* Dataset extract:
+ + + + +

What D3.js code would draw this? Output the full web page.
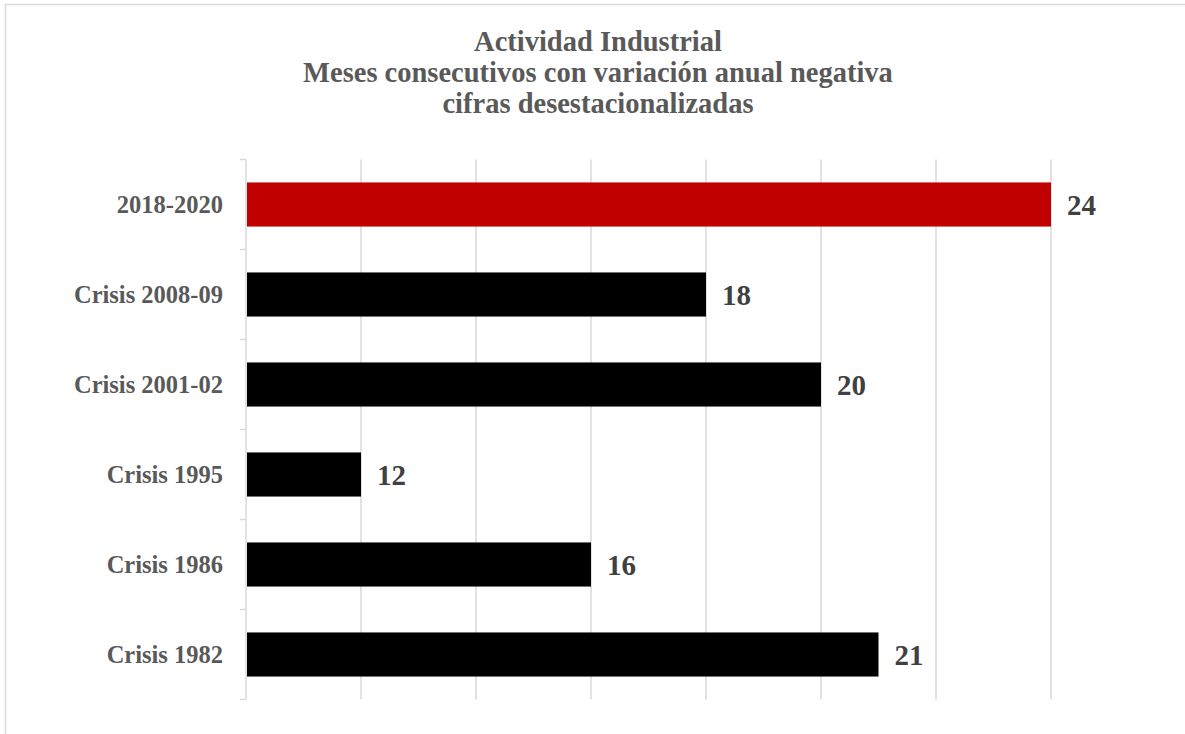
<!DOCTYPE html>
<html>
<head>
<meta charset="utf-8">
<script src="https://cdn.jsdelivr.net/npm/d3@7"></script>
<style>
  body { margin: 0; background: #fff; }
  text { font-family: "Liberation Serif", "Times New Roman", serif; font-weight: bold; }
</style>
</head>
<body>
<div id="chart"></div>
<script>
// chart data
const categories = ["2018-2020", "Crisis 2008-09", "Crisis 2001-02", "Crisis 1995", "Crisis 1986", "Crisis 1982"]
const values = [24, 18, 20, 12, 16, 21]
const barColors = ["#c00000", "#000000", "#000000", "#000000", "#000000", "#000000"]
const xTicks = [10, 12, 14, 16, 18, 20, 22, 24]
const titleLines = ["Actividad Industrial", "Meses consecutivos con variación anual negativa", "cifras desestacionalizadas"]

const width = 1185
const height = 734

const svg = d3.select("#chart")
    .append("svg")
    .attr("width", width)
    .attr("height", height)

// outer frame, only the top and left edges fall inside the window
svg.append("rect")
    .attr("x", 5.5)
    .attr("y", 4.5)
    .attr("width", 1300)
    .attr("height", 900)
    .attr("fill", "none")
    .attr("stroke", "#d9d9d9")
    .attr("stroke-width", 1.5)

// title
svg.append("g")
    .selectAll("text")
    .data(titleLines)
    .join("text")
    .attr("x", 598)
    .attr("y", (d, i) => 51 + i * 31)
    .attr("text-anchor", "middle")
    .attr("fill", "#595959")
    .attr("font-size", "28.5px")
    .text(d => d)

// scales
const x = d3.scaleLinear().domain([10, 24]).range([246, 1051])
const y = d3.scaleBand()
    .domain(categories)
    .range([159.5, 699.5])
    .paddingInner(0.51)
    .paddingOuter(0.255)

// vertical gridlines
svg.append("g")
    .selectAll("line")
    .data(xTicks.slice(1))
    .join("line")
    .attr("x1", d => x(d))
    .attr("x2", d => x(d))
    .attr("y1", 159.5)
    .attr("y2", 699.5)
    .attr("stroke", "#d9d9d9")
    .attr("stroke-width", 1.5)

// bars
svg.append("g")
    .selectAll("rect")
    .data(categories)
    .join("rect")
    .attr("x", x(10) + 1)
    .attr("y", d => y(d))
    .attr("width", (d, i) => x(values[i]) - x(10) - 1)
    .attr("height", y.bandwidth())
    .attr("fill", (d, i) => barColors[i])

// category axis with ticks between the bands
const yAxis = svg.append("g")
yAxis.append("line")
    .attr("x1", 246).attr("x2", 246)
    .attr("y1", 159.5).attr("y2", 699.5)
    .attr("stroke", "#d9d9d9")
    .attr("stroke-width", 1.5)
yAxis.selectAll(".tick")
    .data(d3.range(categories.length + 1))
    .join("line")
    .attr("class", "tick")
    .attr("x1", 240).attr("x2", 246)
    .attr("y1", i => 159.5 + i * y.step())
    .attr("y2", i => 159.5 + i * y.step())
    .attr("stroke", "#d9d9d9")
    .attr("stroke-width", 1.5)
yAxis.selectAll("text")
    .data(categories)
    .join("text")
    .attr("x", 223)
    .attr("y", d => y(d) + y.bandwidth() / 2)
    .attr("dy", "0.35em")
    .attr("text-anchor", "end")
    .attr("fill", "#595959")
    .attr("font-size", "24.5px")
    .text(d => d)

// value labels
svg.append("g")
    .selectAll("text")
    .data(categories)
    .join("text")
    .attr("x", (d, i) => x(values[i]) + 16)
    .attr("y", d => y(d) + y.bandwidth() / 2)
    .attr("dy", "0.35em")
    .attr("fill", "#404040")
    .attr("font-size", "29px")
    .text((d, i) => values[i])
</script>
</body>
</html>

+ + + + +

* Exercise requirements: Every line of the data should be copied as it stands, without the images.

* Solution for this exercise:
What D3.js code would draw this? Output the full web page.
<!DOCTYPE html>
<html>
<head>
<meta charset="utf-8">
<script src="https://cdn.jsdelivr.net/npm/d3@7"></script>
<style>
  body { margin: 0; background: #fff; }
  text { font-family: "Liberation Serif", "Times New Roman", serif; font-weight: bold; }
</style>
</head>
<body>
<div id="chart"></div>
<script>
// chart data
const categories = ["2018-2020", "Crisis 2008-09", "Crisis 2001-02", "Crisis 1995", "Crisis 1986", "Crisis 1982"]
const values = [24, 18, 20, 12, 16, 21]
const barColors = ["#c00000", "#000000", "#000000", "#000000", "#000000", "#000000"]
const xTicks = [10, 12, 14, 16, 18, 20, 22, 24]
const titleLines = ["Actividad Industrial", "Meses consecutivos con variación anual negativa", "cifras desestacionalizadas"]

const width = 1185
const height = 734

const svg = d3.select("#chart")
    .append("svg")
    .attr("width", width)
    .attr("height", height)

// outer frame, only the top and left edges fall inside the window
svg.append("rect")
    .attr("x", 5.5)
    .attr("y", 4.5)
    .attr("width", 1300)
    .attr("height", 900)
    .attr("fill", "none")
    .attr("stroke", "#d9d9d9")
    .attr("stroke-width", 1.5)

// title
svg.append("g")
    .selectAll("text")
    .data(titleLines)
    .join("text")
    .attr("x", 598)
    .attr("y", (d, i) => 51 + i * 31)
    .attr("text-anchor", "middle")
    .attr("fill", "#595959")
    .attr("font-size", "28.5px")
    .text(d => d)

// scales
const x = d3.scaleLinear().domain([10, 24]).range([246, 1051])
const y = d3.scaleBand()
    .domain(categories)
    .range([159.5, 699.5])
    .paddingInner(0.51)
    .paddingOuter(0.255)

// vertical gridlines
svg.append("g")
    .selectAll("line")
    .data(xTicks.slice(1))
    .join("line")
    .attr("x1", d => x(d))
    .attr("x2", d => x(d))
    .attr("y1", 159.5)
    .attr("y2", 699.5)
    .attr("stroke", "#d9d9d9")
    .attr("stroke-width", 1.5)

// bars
svg.append("g")
    .selectAll("rect")
    .data(categories)
    .join("rect")
    .attr("x", x(10) + 1)
    .attr("y", d => y(d))
    .attr("width", (d, i) => x(values[i]) - x(10) - 1)
    .attr("height", y.bandwidth())
    .attr("fill", (d, i) => barColors[i])

// category axis with ticks between the bands
const yAxis = svg.append("g")
yAxis.append("line")
    .attr("x1", 246).attr("x2", 246)
    .attr("y1", 159.5).attr("y2", 699.5)
    .attr("stroke", "#d9d9d9")
    .attr("stroke-width", 1.5)
yAxis.selectAll(".tick")
    .data(d3.range(categories.length + 1))
    .join("line")
    .attr("class", "tick")
    .attr("x1", 240).attr("x2", 246)
    .attr("y1", i => 159.5 + i * y.step())
    .attr("y2", i => 159.5 + i * y.step())
    .attr("stroke", "#d9d9d9")
    .attr("stroke-width", 1.5)
yAxis.selectAll("text")
    .data(categories)
    .join("text")
    .attr("x", 223)
    .attr("y", d => y(d) + y.bandwidth() / 2)
    .attr("dy", "0.35em")
    .attr("text-anchor", "end")
    .attr("fill", "#595959")
    .attr("font-size", "24.5px")
    .text(d => d)

// value labels
svg.append("g")
    .selectAll("text")
    .data(categories)
    .join("text")
    .attr("x", (d, i) => x(values[i]) + 16)
    .attr("y", d => y(d) + y.bandwidth() / 2)
    .attr("dy", "0.35em")
    .attr("fill", "#404040")
    .attr("font-size", "29px")
    .text((d, i) => values[i])
</script>
</body>
</html>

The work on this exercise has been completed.